Patients choose these options not just because of convenience but also due to the high cost of an ER visit.
Outpatient Radiology
A patient can go to the urgent care and be ruled out for a heart attack, for a pulmonary embolism, or for a DVT. This is because of all the private, outpatient radiology centers scattered over the US.
When I work in a private urgent care I can call up the radiologist at a nearby radiology center and have him/her get my patient in for an urgent CTA to rule out a PE. The report will be available to me 15 minutes after the study is completed.
Stat Point-of-care Testing
With a point-of-care in-office machine you can check all sorts of acute blood panels in your private practice. These stat machines can check all sorts of labs and provide you with a result within minutes.
- adenovirus for acute conjunctivitis
- lyme disease
- chlamydia
- H. pylori
- legionnella
- mono
- RSV
- troponin
- D-Dimer
Access to Specialists
This American Doc is a rapidly growing company which is expanding its list of telehealth specialists. This is fantastic for a private clinic which needs immediate or convenient access to a specialist on behalf of a patient.
It might be needing an EKG review or an evaluation of a rash to rule out Steven Johnson.

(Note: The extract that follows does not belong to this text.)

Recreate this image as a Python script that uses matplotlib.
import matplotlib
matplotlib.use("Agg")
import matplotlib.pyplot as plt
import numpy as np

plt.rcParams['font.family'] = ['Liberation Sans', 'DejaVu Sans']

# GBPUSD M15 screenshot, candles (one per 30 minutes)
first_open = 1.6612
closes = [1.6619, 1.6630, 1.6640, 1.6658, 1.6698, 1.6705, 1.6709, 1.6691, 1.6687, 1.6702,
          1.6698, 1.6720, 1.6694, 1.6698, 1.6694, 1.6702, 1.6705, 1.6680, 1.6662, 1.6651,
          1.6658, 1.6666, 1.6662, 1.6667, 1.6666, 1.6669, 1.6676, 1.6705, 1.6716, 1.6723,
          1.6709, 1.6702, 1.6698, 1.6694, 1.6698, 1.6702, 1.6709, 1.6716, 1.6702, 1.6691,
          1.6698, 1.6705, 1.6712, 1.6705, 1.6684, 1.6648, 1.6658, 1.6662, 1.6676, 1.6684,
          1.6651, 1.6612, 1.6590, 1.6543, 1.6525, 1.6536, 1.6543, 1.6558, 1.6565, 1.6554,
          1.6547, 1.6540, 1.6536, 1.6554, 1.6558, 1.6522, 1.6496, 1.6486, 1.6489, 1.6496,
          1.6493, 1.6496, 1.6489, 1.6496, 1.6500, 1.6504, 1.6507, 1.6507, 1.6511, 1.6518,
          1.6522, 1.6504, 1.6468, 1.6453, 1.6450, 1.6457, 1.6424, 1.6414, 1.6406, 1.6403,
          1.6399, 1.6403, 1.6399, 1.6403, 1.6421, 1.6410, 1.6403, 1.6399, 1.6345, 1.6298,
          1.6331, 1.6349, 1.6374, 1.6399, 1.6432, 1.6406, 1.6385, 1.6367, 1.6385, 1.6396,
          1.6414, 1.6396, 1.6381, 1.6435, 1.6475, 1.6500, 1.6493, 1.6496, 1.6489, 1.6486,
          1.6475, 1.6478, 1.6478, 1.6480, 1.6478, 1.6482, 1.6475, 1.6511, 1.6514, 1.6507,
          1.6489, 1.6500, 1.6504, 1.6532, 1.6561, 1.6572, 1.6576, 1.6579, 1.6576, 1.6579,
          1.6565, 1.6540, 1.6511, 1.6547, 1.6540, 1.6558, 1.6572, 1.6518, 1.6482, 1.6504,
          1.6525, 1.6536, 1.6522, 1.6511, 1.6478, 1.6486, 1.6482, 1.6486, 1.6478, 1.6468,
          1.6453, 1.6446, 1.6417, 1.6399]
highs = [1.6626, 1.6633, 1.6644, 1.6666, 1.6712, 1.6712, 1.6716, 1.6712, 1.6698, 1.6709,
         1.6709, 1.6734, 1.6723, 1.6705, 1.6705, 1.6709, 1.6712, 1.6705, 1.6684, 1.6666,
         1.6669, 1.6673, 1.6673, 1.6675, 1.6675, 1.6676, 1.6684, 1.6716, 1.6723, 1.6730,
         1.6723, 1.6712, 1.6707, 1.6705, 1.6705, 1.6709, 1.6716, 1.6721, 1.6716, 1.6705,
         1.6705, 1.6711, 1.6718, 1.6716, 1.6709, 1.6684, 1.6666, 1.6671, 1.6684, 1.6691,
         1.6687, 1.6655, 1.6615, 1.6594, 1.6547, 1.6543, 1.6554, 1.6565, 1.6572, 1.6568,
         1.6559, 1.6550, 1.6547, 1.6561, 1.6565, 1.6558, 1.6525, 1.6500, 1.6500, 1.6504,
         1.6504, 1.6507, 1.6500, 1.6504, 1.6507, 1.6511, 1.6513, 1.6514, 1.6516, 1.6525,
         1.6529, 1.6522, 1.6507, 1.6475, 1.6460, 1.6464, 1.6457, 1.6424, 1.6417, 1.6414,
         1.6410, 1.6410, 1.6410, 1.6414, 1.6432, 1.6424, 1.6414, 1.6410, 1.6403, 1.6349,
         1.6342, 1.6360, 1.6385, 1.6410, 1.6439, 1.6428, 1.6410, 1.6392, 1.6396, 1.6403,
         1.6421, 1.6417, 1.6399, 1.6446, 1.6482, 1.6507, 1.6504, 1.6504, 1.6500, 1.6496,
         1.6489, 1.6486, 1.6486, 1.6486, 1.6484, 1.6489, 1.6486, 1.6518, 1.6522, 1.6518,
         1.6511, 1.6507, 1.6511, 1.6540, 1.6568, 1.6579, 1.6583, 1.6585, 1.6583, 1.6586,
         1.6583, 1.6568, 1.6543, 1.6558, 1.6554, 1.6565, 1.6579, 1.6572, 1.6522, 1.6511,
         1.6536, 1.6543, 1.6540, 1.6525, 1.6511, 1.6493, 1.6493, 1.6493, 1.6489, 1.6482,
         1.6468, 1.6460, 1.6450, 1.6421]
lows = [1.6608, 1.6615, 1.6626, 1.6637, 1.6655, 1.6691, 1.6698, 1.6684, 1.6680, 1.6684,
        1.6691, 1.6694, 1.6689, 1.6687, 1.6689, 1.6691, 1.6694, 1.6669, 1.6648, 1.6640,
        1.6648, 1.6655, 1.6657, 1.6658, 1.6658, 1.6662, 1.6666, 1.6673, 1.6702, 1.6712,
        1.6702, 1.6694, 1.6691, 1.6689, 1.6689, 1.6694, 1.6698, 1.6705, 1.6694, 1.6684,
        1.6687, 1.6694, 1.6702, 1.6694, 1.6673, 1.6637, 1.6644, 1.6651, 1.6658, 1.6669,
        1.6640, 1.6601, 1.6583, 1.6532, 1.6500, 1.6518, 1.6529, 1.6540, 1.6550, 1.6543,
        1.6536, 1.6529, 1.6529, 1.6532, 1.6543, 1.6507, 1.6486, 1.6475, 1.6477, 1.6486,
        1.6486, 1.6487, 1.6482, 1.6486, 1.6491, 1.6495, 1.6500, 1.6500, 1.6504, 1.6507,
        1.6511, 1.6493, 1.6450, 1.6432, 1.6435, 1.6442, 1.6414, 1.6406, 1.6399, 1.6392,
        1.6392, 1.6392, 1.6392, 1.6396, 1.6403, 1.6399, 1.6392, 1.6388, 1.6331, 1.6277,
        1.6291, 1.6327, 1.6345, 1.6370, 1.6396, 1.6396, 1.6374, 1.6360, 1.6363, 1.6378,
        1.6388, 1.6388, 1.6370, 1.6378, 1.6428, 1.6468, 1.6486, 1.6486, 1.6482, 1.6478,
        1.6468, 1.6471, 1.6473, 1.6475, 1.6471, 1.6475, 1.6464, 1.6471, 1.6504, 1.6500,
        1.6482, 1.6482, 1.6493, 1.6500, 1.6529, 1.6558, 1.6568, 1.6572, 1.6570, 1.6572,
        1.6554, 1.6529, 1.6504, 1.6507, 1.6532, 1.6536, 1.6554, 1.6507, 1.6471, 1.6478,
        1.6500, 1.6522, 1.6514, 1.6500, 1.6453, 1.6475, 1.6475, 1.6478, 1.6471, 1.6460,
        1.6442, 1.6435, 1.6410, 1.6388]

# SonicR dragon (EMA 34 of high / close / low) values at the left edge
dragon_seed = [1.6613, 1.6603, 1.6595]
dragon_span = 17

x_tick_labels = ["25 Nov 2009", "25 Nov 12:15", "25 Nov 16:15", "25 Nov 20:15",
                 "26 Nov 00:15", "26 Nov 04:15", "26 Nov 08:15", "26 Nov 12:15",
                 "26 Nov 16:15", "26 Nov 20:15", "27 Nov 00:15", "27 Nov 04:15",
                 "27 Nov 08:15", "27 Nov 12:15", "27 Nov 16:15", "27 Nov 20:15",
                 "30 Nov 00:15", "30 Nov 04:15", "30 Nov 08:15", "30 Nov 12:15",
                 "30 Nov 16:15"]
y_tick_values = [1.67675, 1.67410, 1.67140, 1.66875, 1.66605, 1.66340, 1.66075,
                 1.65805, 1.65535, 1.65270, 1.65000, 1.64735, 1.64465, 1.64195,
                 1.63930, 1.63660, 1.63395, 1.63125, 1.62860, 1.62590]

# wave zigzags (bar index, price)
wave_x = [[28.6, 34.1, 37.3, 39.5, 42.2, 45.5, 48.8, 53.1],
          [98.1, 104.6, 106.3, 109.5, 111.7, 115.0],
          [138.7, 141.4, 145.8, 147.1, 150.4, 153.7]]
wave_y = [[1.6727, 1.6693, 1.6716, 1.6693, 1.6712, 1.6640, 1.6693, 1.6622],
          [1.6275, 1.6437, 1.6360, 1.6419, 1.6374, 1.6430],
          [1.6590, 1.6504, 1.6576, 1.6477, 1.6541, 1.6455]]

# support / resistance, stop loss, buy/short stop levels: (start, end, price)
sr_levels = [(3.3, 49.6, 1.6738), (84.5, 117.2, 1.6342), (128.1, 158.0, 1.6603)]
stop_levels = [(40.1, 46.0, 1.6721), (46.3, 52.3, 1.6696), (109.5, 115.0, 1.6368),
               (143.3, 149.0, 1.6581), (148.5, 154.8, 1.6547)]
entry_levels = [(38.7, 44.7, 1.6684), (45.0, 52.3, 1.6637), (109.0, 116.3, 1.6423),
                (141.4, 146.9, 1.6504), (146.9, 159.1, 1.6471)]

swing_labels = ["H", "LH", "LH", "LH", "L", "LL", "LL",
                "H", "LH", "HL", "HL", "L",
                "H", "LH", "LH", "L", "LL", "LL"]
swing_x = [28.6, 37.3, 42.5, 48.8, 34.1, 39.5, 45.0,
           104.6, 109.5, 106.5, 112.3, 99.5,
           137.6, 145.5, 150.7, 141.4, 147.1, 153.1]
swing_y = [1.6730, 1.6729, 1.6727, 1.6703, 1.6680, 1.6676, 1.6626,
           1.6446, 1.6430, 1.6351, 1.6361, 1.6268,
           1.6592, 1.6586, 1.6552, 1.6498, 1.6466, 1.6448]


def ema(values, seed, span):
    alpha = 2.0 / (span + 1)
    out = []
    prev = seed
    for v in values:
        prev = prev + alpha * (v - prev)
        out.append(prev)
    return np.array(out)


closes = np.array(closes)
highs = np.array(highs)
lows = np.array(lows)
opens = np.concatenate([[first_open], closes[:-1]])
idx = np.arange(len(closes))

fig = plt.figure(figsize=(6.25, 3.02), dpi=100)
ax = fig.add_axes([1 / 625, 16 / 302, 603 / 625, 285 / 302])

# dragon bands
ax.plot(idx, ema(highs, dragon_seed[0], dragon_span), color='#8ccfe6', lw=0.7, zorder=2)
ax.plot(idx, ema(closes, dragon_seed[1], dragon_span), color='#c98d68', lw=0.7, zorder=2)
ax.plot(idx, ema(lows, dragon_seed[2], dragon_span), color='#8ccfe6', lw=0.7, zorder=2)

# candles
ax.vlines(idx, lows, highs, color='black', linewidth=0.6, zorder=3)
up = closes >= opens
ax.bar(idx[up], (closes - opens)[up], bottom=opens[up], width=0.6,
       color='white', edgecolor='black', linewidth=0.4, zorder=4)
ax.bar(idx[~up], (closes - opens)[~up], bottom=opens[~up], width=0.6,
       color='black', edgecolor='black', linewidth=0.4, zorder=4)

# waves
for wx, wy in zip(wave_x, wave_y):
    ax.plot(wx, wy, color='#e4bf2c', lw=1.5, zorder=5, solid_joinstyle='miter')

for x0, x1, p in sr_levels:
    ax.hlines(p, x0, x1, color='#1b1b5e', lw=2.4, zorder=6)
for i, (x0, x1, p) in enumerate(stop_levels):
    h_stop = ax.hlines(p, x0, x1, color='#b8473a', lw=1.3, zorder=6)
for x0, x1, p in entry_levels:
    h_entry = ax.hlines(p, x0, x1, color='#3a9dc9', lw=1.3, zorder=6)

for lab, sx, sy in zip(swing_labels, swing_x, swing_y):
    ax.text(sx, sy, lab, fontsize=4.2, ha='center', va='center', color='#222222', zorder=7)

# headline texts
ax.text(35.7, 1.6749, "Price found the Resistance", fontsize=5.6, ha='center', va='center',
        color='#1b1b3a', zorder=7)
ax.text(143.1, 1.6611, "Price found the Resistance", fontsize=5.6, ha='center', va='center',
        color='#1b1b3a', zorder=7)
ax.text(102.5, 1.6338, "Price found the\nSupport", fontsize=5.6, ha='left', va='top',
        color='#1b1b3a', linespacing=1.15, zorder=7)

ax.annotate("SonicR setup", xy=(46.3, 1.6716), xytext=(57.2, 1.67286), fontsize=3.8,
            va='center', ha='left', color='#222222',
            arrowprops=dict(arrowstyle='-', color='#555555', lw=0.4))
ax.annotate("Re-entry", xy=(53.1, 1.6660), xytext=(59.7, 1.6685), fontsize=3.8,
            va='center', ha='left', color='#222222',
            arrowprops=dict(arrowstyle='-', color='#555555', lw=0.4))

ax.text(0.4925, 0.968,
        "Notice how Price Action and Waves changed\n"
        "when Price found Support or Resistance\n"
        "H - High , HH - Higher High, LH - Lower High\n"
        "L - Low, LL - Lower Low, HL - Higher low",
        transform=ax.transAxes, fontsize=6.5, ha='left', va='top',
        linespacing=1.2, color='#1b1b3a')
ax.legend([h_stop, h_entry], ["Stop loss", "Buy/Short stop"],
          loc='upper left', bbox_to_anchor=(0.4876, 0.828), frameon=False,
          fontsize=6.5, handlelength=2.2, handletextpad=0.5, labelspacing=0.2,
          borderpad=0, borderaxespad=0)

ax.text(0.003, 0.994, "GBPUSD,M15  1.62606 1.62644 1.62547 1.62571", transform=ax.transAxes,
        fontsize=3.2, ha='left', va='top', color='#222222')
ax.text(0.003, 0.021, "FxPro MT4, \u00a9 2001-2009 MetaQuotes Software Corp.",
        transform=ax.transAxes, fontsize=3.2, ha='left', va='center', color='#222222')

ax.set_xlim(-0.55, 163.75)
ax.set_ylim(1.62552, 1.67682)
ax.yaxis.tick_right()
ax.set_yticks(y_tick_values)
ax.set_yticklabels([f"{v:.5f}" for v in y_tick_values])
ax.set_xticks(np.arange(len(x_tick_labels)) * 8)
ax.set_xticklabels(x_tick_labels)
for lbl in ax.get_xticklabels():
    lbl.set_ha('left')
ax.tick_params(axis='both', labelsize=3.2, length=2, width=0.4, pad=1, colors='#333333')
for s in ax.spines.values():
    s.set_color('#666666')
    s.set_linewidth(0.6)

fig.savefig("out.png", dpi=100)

Maybe you need to talk to a psychiatrist to adjust a patient’s medication or determine the proper protocol for post-exposure prophylaxis.
Private Practice Opportunity
Many of you whom I’ve consulted with have your own private practice in dermatology, ENT, rheumatology, and integrative medicine. For the most part you guys love what you do and don’t see yourself retiring anytime soon. So what the fuck was I thinking signing up with KP at the start of my career??

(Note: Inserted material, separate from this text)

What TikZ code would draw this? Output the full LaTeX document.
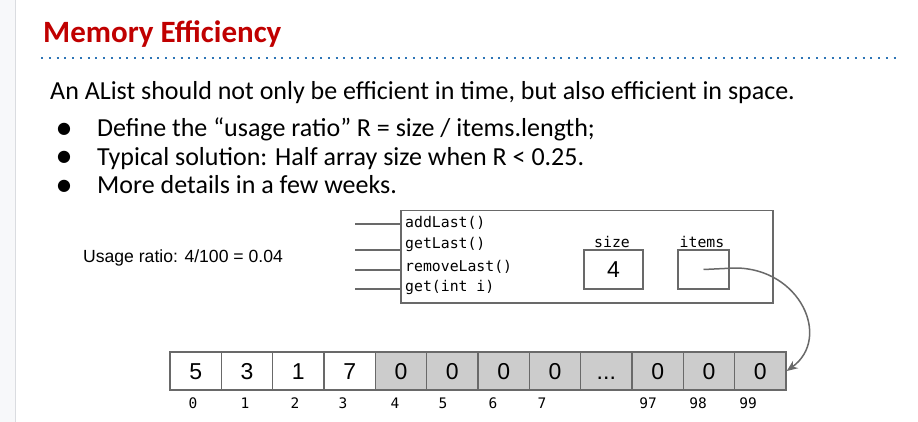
\documentclass[tikz,border=0pt]{standalone}
\usepackage{fontspec}
\setmainfont{Carlito}
\newfontfamily\arialf{Liberation Sans}
\newfontfamily\monof{DejaVu Sans Mono}
\newfontfamily\symf{DejaVu Sans}
\usetikzlibrary{arrows.meta}
\definecolor{titlered}{RGB}{192,0,0}
\definecolor{ruleblue}{RGB}{46,117,182}
\definecolor{edgegray}{RGB}{105,105,105}
\definecolor{cellgray}{RGB}{204,204,204}
\definecolor{sidebar}{RGB}{247,248,250}
\definecolor{sideline}{RGB}{218,220,224}
\newcommand\skipdots{...}
\begin{document}
\begin{tikzpicture}[x=1pt,y=-1pt,
  bodytext/.style={anchor=base west,inner sep=0,font=\fontsize{26}{26}\selectfont},
  bulletmark/.style={anchor=center,inner sep=0,font=\symf\fontsize{16}{16}\selectfont},
  methodtext/.style={anchor=west,inner sep=0,font=\monof\fontsize{14.8}{14.8}\selectfont},
  fieldlabel/.style={inner sep=0,font=\monof\fontsize{14.8}{14.8}\selectfont},
  fieldbox/.style={draw=edgegray,line width=1.5pt,minimum height=39pt,inner sep=0,font=\arialf\fontsize{23}{23}\selectfont},
  cellbox/.style={draw=edgegray,line width=1.5pt,minimum width=51.33pt,minimum height=38pt,inner sep=0,
    text height=16.5pt,text depth=0pt,font=\arialf\fontsize{23}{23}\selectfont},
  idxtext/.style={inner sep=0,font=\monof\fontsize{14.5}{14.5}\selectfont},
  wire/.style={draw=edgegray,line width=1.5pt},
  pointer/.style={draw=edgegray,line width=1.5pt,-{Stealth[length=11pt,width=9pt]}}
]
\useasboundingbox (0,0) rectangle (918,422);
\fill[white] (0,0) rectangle (918,422);

% side strip
\fill[sidebar] (0,0) rectangle (15,422);
\draw[sideline,line width=1.5pt] (15.5,0) -- (15.5,422);

% heading and rule
\node[anchor=base west,inner sep=0,text=titlered,font=\bfseries\fontsize{31}{31}\selectfont] (title) at (43,43) {Memory Efficiency};
\coordinate (ruleL) at (41,58);
\coordinate (ruleR) at (899,58);
\draw[ruleblue,line width=2pt,dash pattern=on 2pt off 5.75pt] (ruleL) -- (ruleR);

% body text
\node[bodytext] (intro) at (50,100) {An AList should not only be efficient in time, but also efficient in space.};
\node[bulletmark] (b1) at (64,129) {●};
\node[bodytext] (l1) at (97,137) {Define the “usage ratio” R = size / items.length;};
\node[bulletmark] (b2) at (64,157.5) {●};
\node[bodytext] (l2) at (97,165.5) {Typical solution: Half array size when R < 0.25.};
\node[bulletmark] (b3) at (64,186) {●};
\node[bodytext] (l3) at (97,194) {More details in a few weeks.};

% usage ratio
\node[inner sep=0,font=\arialf\fontsize{17.6}{17.6}\selectfont] (ratio) at (183,258) {Usage ratio: 4/100 = 0.04};

% AList object
\node[draw=edgegray,line width=1.5pt,anchor=north west,minimum width=372pt,minimum height=92pt,inner sep=0] (obj) at (400,210) {};
\node[methodtext] (m1) at (405,223) {addLast()};
\node[methodtext] (m2) at (405,244) {getLast()};
\node[methodtext] (m3) at (405,267) {removeLast()};
\node[methodtext] (m4) at (405,287) {get(int i)};
\coordinate (w1) at (355,224);
\coordinate (w2) at (355,250);
\coordinate (w3) at (355,270);
\coordinate (w4) at (355,289);
\foreach \w in {w1,w2,w3,w4} \draw[wire] (\w) -- (\w -| obj.west);

\node[fieldlabel] (sizelbl) at (612,242) {size};
\node[fieldbox,minimum width=59pt] (sizebox) at (613.5,269.5) {4};
\node[fieldlabel] (itemslbl) at (702,242) {items};
\node[fieldbox,minimum width=51pt] (itemsbox) at (703.5,269.5) {};

% array of 100 slots
\foreach \v [count=\i from 0] in {5,3,1,7} {
  \node[cellbox,fill=white] (c\i) at (170+51.33*\i+25.67,371) {\v};
}
\foreach \v [count=\i from 4] in {0,0,0,0,\skipdots,0,0,0} {
  \node[cellbox,fill=cellgray] (c\i) at (170+51.33*\i+25.67,371) {\v};
}
\foreach \t/\x in {0/193,1/245,2/295,3/343,4/395,5/443,6/493,7/542,97/648,98/698,99/748} {
  \node[idxtext] (i\t) at (\x,403) {\t};
}

% items reference
\coordinate (bend) at (735,268);
\draw[pointer] (itemsbox.center) -- (bend) .. controls (800,268) and (832,338) .. (c11.east);
\end{tikzpicture}
\end{document}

The work isn’t easy but you have learned over the years how to ask for help and build more workflows to take the pressure off of yourself.
With this level of technology penetration in medicine, there is an option for many of us to start our own private practices. Because of technology it’s possible to do it on a small enough scale which curbs overhead and doesn’t create a ton of work for us.

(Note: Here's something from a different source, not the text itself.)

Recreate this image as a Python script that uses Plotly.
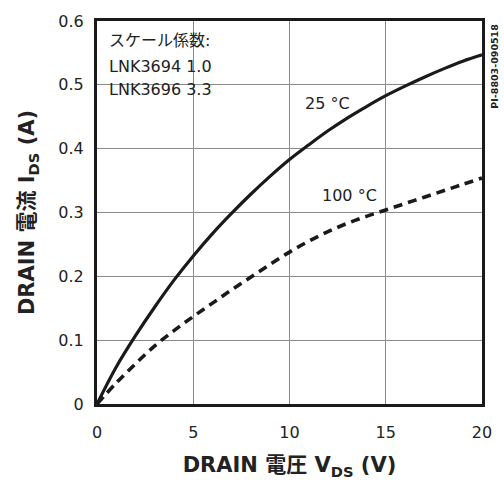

And if Urgent Care seems too scary, the retail clinic model, specifically the low-acuity Walk-in Clinic, is gaining popularity as well.
Business Models
There are many urgent care business models you can follow. Urgent cares now can partner up with all sorts of other companies to deliver the services patients are asking for but not getting from their primary care or ER visits.
You can send patients home and get them IV treatment in their homes. This decreases your liability of complications inside your urgent care. It also decreases your need for space.
I’ve never seen so many happy faces getting IV’s.
You can even contract with a private ambulance company to send their EMT’s to the patient’s home for an evaluation. They can get all sorts of lab tests and offer interventions at lower costs than if the patient were to go to the ER or call 911.
You can even hire independent contractor RN’s to visit patients regularly for:
- in-home wound care
- colostomy management
- foley catheter care
- disimpaction
- bed sore management
You won’t need your own RN and can use other companies which have the entire infrastructure in place. They will even bill the person’s insurance company and you won’t have to handle any of the headache.
You’ll come out looking like a star because you have curated all these services for patients.
Urgent Care as a Career
If you’re a Primary Care doctor or ER doctor and have been eying Urgent Care medicine, I would highly recommend it.
Now that I’m retired from medicine, I genuinely miss the fast pace but simplicity of the cases in the Urgent Care. No follow-up, no complex relationship, capable nurses, and a limited number of conditions to worry about.
The colleagues you have are also worth mentioning. There is a lot you can learn from another doctor who actually gets some downtime to look something up. Running cases by each other builds camaraderie and makes the work more enjoyable.